--- GIVEN MATERIAL ---
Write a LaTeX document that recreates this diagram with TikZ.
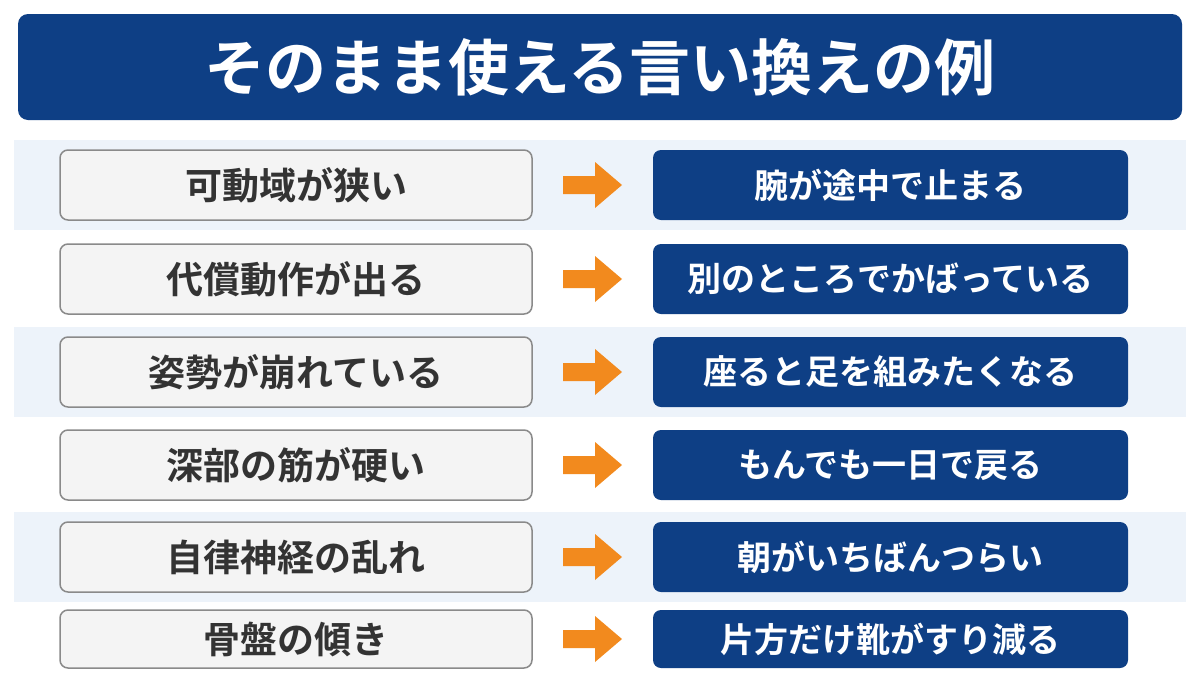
\documentclass[tikz,border=0pt]{standalone}
\usetikzlibrary{calc}
\usepackage{fontspec}
\newfontfamily\cjk[BoldFont={Noto Sans CJK JP Bold}]{Noto Sans CJK JP}
\definecolor{navy}{HTML}{0E3F85}
\definecolor{band}{HTML}{EDF3FA}
\definecolor{lbox}{HTML}{F4F4F4}
\definecolor{lborder}{HTML}{8A8A8A}
\definecolor{ltext}{HTML}{333333}
\definecolor{org}{HTML}{F28A1E}
\begin{document}
\begin{tikzpicture}[x=1pt,y=-1pt,
 lb/.style={draw=lborder,line width=1.5pt,fill=lbox,rounded corners=8pt,minimum width=472pt,minimum height=70pt,font=\cjk\bfseries\fontsize{37}{40}\selectfont,text=ltext},
 rb/.style={fill=navy,rounded corners=8pt,minimum width=475pt,minimum height=70pt,font=\cjk\bfseries\fontsize{34}{38}\selectfont,text=white},
 ar/.style={fill=org,draw=none}]
\useasboundingbox (0,0) rectangle (1200,675);
\fill[white] (0,0) rectangle (1200,675);
\node[fill=navy,rounded corners=10pt,minimum width=1164pt,minimum height=106pt,text=white,font=\cjk\bfseries\fontsize{61}{66}\selectfont] (title) at (600,67) {そのまま使える言い換えの例};
\foreach \y in {185,372,557}{\fill[band] (14,\y-45) rectangle (1186,\y+45);}
\newcommand\row[4]{%
 \node[lb] (l#1) at (296,#2) {#3};
 \node[rb] (r#1) at (890.5,#2) {#4};
 \coordinate (a#1) at (563,#2);
 \fill[ar] ($(a#1)+(0,-9)$) -- ++(32,0) -- ++(0,-14) -- ++(27,23) -- ++(-27,23) -- ++(0,-14) -- ++(-32,0) -- cycle;}
\row{1}{185}{可動域が狭い}{腕が途中で止まる}
\row{2}{279}{代償動作が出る}{別のところでかばっている}
\row{3}{372}{姿勢が崩れている}{座ると足を組みたくなる}
\row{4}{465}{深部の筋が硬い}{もんでも一日で戻る}
\row{5}{557}{自律神経の乱れ}{朝がいちばんつらい}
\node[lb,minimum height=58pt] (l6) at (296,639) {骨盤の傾き};
\node[rb,minimum height=58pt] (r6) at (890.5,639) {片方だけ靴がすり減る};
\coordinate (a6) at (563,639);
\fill[ar] ($(a6)+(0,-9)$) -- ++(32,0) -- ++(0,-14) -- ++(27,23) -- ++(-27,23) -- ++(0,-14) -- ++(-32,0) -- cycle;
\end{tikzpicture}
\end{document}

--- PROMPT ---
Without the pictures, write out all of the material exactly.

--- REPLY ---
Write a LaTeX document that recreates this diagram with TikZ.
\documentclass[tikz,border=0pt]{standalone}
\usetikzlibrary{calc}
\usepackage{fontspec}
\newfontfamily\cjk[BoldFont={Noto Sans CJK JP Bold}]{Noto Sans CJK JP}
\definecolor{navy}{HTML}{0E3F85}
\definecolor{band}{HTML}{EDF3FA}
\definecolor{lbox}{HTML}{F4F4F4}
\definecolor{lborder}{HTML}{8A8A8A}
\definecolor{ltext}{HTML}{333333}
\definecolor{org}{HTML}{F28A1E}
\begin{document}
\begin{tikzpicture}[x=1pt,y=-1pt,
 lb/.style={draw=lborder,line width=1.5pt,fill=lbox,rounded corners=8pt,minimum width=472pt,minimum height=70pt,font=\cjk\bfseries\fontsize{37}{40}\selectfont,text=ltext},
 rb/.style={fill=navy,rounded corners=8pt,minimum width=475pt,minimum height=70pt,font=\cjk\bfseries\fontsize{34}{38}\selectfont,text=white},
 ar/.style={fill=org,draw=none}]
\useasboundingbox (0,0) rectangle (1200,675);
\fill[white] (0,0) rectangle (1200,675);
\node[fill=navy,rounded corners=10pt,minimum width=1164pt,minimum height=106pt,text=white,font=\cjk\bfseries\fontsize{61}{66}\selectfont] (title) at (600,67) {そのまま使える言い換えの例};
\foreach \y in {185,372,557}{\fill[band] (14,\y-45) rectangle (1186,\y+45);}
\newcommand\row[4]{%
 \node[lb] (l#1) at (296,#2) {#3};
 \node[rb] (r#1) at (890.5,#2) {#4};
 \coordinate (a#1) at (563,#2);
 \fill[ar] ($(a#1)+(0,-9)$) -- ++(32,0) -- ++(0,-14) -- ++(27,23) -- ++(-27,23) -- ++(0,-14) -- ++(-32,0) -- cycle;}
\row{1}{185}{可動域が狭い}{腕が途中で止まる}
\row{2}{279}{代償動作が出る}{別のところでかばっている}
\row{3}{372}{姿勢が崩れている}{座ると足を組みたくなる}
\row{4}{465}{深部の筋が硬い}{もんでも一日で戻る}
\row{5}{557}{自律神経の乱れ}{朝がいちばんつらい}
\node[lb,minimum height=58pt] (l6) at (296,639) {骨盤の傾き};
\node[rb,minimum height=58pt] (r6) at (890.5,639) {片方だけ靴がすり減る};
\coordinate (a6) at (563,639);
\fill[ar] ($(a6)+(0,-9)$) -- ++(32,0) -- ++(0,-14) -- ++(27,23) -- ++(-27,23) -- ++(0,-14) -- ++(-32,0) -- cycle;
\end{tikzpicture}
\end{document}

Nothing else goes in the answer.